** start of Given records **

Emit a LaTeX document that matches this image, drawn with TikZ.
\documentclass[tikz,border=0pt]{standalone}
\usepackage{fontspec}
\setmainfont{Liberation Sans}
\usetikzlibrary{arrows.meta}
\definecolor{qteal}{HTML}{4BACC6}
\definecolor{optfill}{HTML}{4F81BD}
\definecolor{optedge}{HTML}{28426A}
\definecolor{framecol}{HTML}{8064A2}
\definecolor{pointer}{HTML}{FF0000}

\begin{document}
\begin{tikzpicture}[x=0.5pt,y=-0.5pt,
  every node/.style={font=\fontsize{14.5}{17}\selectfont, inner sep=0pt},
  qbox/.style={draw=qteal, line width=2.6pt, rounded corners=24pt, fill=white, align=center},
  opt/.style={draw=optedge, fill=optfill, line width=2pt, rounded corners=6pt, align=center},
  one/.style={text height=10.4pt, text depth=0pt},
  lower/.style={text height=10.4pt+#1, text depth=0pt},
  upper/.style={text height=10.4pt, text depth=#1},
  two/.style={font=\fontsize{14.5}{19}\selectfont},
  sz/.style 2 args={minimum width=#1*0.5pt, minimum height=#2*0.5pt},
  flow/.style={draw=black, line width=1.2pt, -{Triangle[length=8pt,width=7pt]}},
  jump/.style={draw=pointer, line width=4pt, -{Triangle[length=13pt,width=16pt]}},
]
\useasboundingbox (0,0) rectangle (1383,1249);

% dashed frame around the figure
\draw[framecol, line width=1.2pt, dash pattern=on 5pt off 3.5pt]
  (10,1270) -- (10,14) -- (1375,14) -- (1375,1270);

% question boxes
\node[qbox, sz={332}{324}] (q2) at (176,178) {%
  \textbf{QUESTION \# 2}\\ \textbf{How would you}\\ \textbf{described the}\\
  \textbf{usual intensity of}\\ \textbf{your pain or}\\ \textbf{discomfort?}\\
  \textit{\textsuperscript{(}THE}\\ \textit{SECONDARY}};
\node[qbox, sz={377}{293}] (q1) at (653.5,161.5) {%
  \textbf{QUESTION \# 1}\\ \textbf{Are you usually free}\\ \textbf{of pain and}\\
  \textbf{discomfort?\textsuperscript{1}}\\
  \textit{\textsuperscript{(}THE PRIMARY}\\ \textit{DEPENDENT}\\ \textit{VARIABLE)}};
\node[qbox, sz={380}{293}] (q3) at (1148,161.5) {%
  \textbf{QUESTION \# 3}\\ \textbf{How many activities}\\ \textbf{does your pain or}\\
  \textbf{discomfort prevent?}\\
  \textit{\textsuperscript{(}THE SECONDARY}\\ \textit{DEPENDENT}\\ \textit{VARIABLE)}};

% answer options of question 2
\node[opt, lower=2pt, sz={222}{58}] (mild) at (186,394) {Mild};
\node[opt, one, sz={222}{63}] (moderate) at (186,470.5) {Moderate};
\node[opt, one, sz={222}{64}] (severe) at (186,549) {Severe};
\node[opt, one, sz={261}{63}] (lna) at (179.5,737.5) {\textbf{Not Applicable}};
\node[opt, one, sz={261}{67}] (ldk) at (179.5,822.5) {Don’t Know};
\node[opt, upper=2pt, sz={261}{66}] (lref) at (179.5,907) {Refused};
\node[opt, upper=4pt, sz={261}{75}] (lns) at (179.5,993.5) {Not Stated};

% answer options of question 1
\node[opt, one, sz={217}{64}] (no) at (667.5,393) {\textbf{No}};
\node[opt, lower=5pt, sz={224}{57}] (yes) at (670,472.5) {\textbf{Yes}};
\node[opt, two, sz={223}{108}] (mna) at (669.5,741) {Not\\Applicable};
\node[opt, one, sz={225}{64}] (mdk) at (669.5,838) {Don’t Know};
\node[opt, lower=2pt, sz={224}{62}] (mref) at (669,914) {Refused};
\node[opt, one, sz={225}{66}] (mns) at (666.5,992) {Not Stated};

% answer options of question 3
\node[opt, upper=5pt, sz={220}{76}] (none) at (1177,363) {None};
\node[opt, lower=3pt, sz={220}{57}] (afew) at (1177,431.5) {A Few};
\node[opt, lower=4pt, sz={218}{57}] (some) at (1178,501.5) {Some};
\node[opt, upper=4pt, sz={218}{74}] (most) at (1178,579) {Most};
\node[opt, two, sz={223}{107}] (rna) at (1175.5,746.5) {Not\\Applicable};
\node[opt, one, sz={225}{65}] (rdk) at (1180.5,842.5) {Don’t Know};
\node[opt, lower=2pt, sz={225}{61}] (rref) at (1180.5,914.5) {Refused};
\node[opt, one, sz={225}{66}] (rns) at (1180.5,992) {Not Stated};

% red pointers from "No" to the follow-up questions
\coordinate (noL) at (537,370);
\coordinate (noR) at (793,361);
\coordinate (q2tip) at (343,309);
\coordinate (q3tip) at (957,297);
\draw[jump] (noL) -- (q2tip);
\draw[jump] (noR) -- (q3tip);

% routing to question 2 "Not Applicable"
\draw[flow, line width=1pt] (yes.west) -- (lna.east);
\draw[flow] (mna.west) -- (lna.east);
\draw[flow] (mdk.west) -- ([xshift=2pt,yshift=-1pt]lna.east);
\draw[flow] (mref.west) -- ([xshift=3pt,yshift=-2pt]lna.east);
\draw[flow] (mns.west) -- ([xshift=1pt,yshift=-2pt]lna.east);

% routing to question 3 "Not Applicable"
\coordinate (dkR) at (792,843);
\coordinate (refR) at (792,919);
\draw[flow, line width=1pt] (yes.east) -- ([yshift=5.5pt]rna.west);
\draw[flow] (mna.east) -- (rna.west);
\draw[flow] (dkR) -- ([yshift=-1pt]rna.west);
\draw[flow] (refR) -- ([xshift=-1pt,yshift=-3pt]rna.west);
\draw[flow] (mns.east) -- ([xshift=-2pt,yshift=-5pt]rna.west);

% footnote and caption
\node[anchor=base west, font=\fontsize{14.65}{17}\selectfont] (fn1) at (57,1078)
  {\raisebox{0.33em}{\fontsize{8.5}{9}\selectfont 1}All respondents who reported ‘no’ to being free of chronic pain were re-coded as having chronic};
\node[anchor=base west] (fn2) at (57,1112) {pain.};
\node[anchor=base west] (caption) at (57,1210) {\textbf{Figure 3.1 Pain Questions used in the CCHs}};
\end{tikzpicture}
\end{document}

** end of Given records **
** start of Given records **

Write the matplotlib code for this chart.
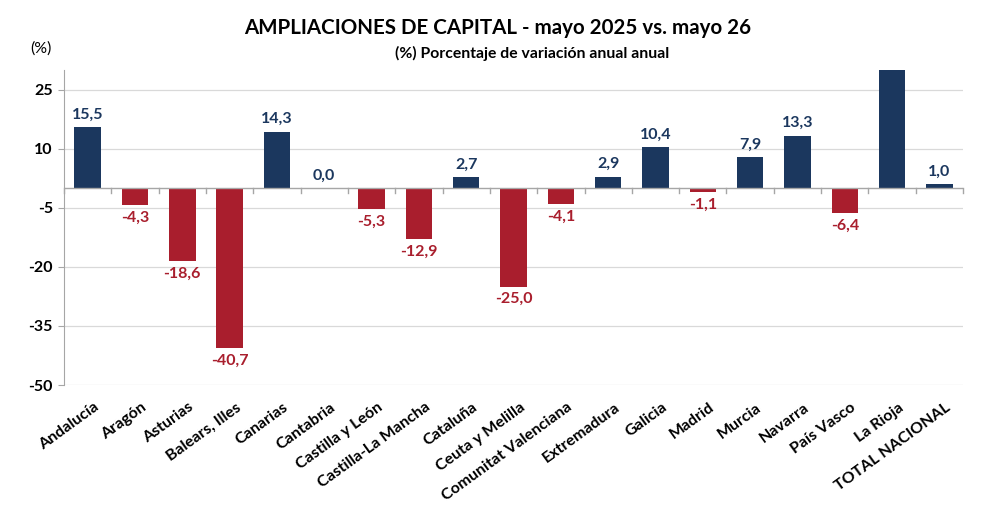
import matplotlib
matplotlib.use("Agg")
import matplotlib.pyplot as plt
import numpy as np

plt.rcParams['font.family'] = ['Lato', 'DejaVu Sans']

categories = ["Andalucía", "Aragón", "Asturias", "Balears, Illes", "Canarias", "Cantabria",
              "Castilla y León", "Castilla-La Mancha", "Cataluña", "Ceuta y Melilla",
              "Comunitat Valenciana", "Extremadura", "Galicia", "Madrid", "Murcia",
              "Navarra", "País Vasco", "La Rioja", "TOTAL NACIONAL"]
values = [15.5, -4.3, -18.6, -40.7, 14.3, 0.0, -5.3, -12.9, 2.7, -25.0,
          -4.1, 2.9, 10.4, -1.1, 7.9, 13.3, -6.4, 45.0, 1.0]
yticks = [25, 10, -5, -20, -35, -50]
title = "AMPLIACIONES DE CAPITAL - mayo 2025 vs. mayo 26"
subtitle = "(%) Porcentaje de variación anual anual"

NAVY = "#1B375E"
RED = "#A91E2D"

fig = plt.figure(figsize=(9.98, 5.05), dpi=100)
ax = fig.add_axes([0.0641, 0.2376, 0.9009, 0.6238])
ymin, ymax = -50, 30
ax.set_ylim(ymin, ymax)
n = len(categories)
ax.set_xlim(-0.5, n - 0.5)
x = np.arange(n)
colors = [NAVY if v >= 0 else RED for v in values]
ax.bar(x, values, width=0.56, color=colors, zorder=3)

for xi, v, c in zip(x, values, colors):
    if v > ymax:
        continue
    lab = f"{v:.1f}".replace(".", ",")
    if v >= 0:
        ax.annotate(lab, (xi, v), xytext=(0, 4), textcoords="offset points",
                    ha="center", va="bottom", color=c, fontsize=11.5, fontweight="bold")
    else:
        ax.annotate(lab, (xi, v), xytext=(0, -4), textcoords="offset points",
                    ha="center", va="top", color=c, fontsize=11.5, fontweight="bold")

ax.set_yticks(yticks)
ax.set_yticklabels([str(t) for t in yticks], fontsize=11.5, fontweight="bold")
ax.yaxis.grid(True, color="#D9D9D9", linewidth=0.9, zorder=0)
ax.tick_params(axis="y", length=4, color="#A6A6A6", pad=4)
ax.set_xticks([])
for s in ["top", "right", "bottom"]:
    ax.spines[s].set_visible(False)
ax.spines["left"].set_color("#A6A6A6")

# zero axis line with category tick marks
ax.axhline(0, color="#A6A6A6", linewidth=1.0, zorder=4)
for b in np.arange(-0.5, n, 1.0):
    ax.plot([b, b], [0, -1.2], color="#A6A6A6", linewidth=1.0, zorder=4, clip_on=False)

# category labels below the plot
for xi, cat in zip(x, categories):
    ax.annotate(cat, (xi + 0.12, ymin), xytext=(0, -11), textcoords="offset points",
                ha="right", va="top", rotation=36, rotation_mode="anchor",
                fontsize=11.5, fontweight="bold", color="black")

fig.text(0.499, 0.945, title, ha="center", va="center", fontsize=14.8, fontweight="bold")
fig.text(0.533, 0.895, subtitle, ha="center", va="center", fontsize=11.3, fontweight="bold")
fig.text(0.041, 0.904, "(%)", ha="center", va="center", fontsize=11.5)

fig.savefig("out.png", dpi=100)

** end of Given records **

Directive: Beginning at the line above that contains "Write the matplotlib code for this chart.", repeat each line exactly through the one that contains "linewidth=1.0, zorder=4, clip_on=False)", and leave out the pictures.

Reply:
Write the matplotlib code for this chart.
import matplotlib
matplotlib.use("Agg")
import matplotlib.pyplot as plt
import numpy as np

plt.rcParams['font.family'] = ['Lato', 'DejaVu Sans']

categories = ["Andalucía", "Aragón", "Asturias", "Balears, Illes", "Canarias", "Cantabria",
              "Castilla y León", "Castilla-La Mancha", "Cataluña", "Ceuta y Melilla",
              "Comunitat Valenciana", "Extremadura", "Galicia", "Madrid", "Murcia",
              "Navarra", "País Vasco", "La Rioja", "TOTAL NACIONAL"]
values = [15.5, -4.3, -18.6, -40.7, 14.3, 0.0, -5.3, -12.9, 2.7, -25.0,
          -4.1, 2.9, 10.4, -1.1, 7.9, 13.3, -6.4, 45.0, 1.0]
yticks = [25, 10, -5, -20, -35, -50]
title = "AMPLIACIONES DE CAPITAL - mayo 2025 vs. mayo 26"
subtitle = "(%) Porcentaje de variación anual anual"

NAVY = "#1B375E"
RED = "#A91E2D"

fig = plt.figure(figsize=(9.98, 5.05), dpi=100)
ax = fig.add_axes([0.0641, 0.2376, 0.9009, 0.6238])
ymin, ymax = -50, 30
ax.set_ylim(ymin, ymax)
n = len(categories)
ax.set_xlim(-0.5, n - 0.5)
x = np.arange(n)
colors = [NAVY if v >= 0 else RED for v in values]
ax.bar(x, values, width=0.56, color=colors, zorder=3)

for xi, v, c in zip(x, values, colors):
    if v > ymax:
        continue
    lab = f"{v:.1f}".replace(".", ",")
    if v >= 0:
        ax.annotate(lab, (xi, v), xytext=(0, 4), textcoords="offset points",
                    ha="center", va="bottom", color=c, fontsize=11.5, fontweight="bold")
    else:
        ax.annotate(lab, (xi, v), xytext=(0, -4), textcoords="offset points",
                    ha="center", va="top", color=c, fontsize=11.5, fontweight="bold")

ax.set_yticks(yticks)
ax.set_yticklabels([str(t) for t in yticks], fontsize=11.5, fontweight="bold")
ax.yaxis.grid(True, color="#D9D9D9", linewidth=0.9, zorder=0)
ax.tick_params(axis="y", length=4, color="#A6A6A6", pad=4)
ax.set_xticks([])
for s in ["top", "right", "bottom"]:
    ax.spines[s].set_visible(False)
ax.spines["left"].set_color("#A6A6A6")

# zero axis line with category tick marks
ax.axhline(0, color="#A6A6A6", linewidth=1.0, zorder=4)
for b in np.arange(-0.5, n, 1.0):
    ax.plot([b, b], [0, -1.2], color="#A6A6A6", linewidth=1.0, zorder=4, clip_on=False)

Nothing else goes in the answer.